■ Work to do: Copy the full set of lines exactly as given.

::::::

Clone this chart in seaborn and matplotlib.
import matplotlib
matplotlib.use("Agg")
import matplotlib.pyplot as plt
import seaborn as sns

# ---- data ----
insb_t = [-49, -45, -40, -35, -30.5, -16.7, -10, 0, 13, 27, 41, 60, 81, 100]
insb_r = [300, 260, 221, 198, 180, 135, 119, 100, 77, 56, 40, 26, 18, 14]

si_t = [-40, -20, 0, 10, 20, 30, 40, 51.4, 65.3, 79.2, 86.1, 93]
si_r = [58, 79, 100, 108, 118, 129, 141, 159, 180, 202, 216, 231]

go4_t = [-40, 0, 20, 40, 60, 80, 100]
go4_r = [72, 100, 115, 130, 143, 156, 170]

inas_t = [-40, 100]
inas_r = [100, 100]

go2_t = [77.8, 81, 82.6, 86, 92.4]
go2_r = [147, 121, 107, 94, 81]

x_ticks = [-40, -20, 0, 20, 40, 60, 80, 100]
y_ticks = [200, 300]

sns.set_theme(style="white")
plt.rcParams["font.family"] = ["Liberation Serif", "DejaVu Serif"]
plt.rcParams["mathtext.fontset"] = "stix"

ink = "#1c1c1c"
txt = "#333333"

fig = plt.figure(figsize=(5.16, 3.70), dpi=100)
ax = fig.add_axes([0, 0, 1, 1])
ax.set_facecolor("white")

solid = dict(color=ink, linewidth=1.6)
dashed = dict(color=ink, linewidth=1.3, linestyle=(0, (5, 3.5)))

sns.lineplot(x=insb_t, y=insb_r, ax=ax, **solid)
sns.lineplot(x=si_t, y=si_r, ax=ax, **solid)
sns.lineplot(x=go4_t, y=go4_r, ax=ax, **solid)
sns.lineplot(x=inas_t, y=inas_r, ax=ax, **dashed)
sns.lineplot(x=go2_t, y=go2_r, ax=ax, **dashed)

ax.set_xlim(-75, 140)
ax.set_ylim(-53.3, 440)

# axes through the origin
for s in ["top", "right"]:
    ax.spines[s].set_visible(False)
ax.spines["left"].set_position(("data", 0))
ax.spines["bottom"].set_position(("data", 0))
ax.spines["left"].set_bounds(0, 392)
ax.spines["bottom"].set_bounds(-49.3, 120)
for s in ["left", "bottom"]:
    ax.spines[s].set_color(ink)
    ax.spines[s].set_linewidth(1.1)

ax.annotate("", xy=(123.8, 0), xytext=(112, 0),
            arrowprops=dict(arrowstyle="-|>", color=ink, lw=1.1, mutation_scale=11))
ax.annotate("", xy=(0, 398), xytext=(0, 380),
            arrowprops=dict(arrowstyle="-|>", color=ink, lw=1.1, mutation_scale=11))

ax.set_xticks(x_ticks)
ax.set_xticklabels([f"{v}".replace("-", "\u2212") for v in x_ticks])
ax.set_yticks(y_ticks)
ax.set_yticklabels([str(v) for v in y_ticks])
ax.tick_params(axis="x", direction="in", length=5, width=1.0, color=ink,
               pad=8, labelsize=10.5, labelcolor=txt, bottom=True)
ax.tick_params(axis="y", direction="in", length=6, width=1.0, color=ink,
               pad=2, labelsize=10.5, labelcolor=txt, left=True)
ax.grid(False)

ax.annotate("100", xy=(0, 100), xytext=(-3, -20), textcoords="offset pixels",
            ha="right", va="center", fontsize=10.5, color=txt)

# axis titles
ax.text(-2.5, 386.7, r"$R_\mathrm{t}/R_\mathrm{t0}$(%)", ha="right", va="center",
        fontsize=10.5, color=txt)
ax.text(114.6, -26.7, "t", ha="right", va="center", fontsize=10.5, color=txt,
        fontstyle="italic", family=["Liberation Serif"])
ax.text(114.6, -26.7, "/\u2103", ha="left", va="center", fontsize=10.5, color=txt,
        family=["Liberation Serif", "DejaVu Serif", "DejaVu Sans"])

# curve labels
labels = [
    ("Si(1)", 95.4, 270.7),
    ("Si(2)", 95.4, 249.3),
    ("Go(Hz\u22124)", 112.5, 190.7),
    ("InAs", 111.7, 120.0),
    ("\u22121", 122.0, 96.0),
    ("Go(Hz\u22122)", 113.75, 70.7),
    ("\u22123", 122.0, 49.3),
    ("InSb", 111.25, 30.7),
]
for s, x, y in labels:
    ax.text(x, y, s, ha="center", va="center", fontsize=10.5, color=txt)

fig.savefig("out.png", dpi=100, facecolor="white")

::::::

■ Exercise output:
Clone this chart in seaborn and matplotlib.
import matplotlib
matplotlib.use("Agg")
import matplotlib.pyplot as plt
import seaborn as sns

# ---- data ----
insb_t = [-49, -45, -40, -35, -30.5, -16.7, -10, 0, 13, 27, 41, 60, 81, 100]
insb_r = [300, 260, 221, 198, 180, 135, 119, 100, 77, 56, 40, 26, 18, 14]

si_t = [-40, -20, 0, 10, 20, 30, 40, 51.4, 65.3, 79.2, 86.1, 93]
si_r = [58, 79, 100, 108, 118, 129, 141, 159, 180, 202, 216, 231]

go4_t = [-40, 0, 20, 40, 60, 80, 100]
go4_r = [72, 100, 115, 130, 143, 156, 170]

inas_t = [-40, 100]
inas_r = [100, 100]

go2_t = [77.8, 81, 82.6, 86, 92.4]
go2_r = [147, 121, 107, 94, 81]

x_ticks = [-40, -20, 0, 20, 40, 60, 80, 100]
y_ticks = [200, 300]

sns.set_theme(style="white")
plt.rcParams["font.family"] = ["Liberation Serif", "DejaVu Serif"]
plt.rcParams["mathtext.fontset"] = "stix"

ink = "#1c1c1c"
txt = "#333333"

fig = plt.figure(figsize=(5.16, 3.70), dpi=100)
ax = fig.add_axes([0, 0, 1, 1])
ax.set_facecolor("white")

solid = dict(color=ink, linewidth=1.6)
dashed = dict(color=ink, linewidth=1.3, linestyle=(0, (5, 3.5)))

sns.lineplot(x=insb_t, y=insb_r, ax=ax, **solid)
sns.lineplot(x=si_t, y=si_r, ax=ax, **solid)
sns.lineplot(x=go4_t, y=go4_r, ax=ax, **solid)
sns.lineplot(x=inas_t, y=inas_r, ax=ax, **dashed)
sns.lineplot(x=go2_t, y=go2_r, ax=ax, **dashed)

ax.set_xlim(-75, 140)
ax.set_ylim(-53.3, 440)

# axes through the origin
for s in ["top", "right"]:
    ax.spines[s].set_visible(False)
ax.spines["left"].set_position(("data", 0))
ax.spines["bottom"].set_position(("data", 0))
ax.spines["left"].set_bounds(0, 392)
ax.spines["bottom"].set_bounds(-49.3, 120)
for s in ["left", "bottom"]:
    ax.spines[s].set_color(ink)
    ax.spines[s].set_linewidth(1.1)

ax.annotate("", xy=(123.8, 0), xytext=(112, 0),
            arrowprops=dict(arrowstyle="-|>", color=ink, lw=1.1, mutation_scale=11))
ax.annotate("", xy=(0, 398), xytext=(0, 380),
            arrowprops=dict(arrowstyle="-|>", color=ink, lw=1.1, mutation_scale=11))

ax.set_xticks(x_ticks)
ax.set_xticklabels([f"{v}".replace("-", "\u2212") for v in x_ticks])
ax.set_yticks(y_ticks)
ax.set_yticklabels([str(v) for v in y_ticks])
ax.tick_params(axis="x", direction="in", length=5, width=1.0, color=ink,
               pad=8, labelsize=10.5, labelcolor=txt, bottom=True)
ax.tick_params(axis="y", direction="in", length=6, width=1.0, color=ink,
               pad=2, labelsize=10.5, labelcolor=txt, left=True)
ax.grid(False)

ax.annotate("100", xy=(0, 100), xytext=(-3, -20), textcoords="offset pixels",
            ha="right", va="center", fontsize=10.5, color=txt)

# axis titles
ax.text(-2.5, 386.7, r"$R_\mathrm{t}/R_\mathrm{t0}$(%)", ha="right", va="center",
        fontsize=10.5, color=txt)
ax.text(114.6, -26.7, "t", ha="right", va="center", fontsize=10.5, color=txt,
        fontstyle="italic", family=["Liberation Serif"])
ax.text(114.6, -26.7, "/\u2103", ha="left", va="center", fontsize=10.5, color=txt,
        family=["Liberation Serif", "DejaVu Serif", "DejaVu Sans"])

# curve labels
labels = [
    ("Si(1)", 95.4, 270.7),
    ("Si(2)", 95.4, 249.3),
    ("Go(Hz\u22124)", 112.5, 190.7),
    ("InAs", 111.7, 120.0),
    ("\u22121", 122.0, 96.0),
    ("Go(Hz\u22122)", 113.75, 70.7),
    ("\u22123", 122.0, 49.3),
    ("InSb", 111.25, 30.7),
]
for s, x, y in labels:
    ax.text(x, y, s, ha="center", va="center", fontsize=10.5, color=txt)

fig.savefig("out.png", dpi=100, facecolor="white")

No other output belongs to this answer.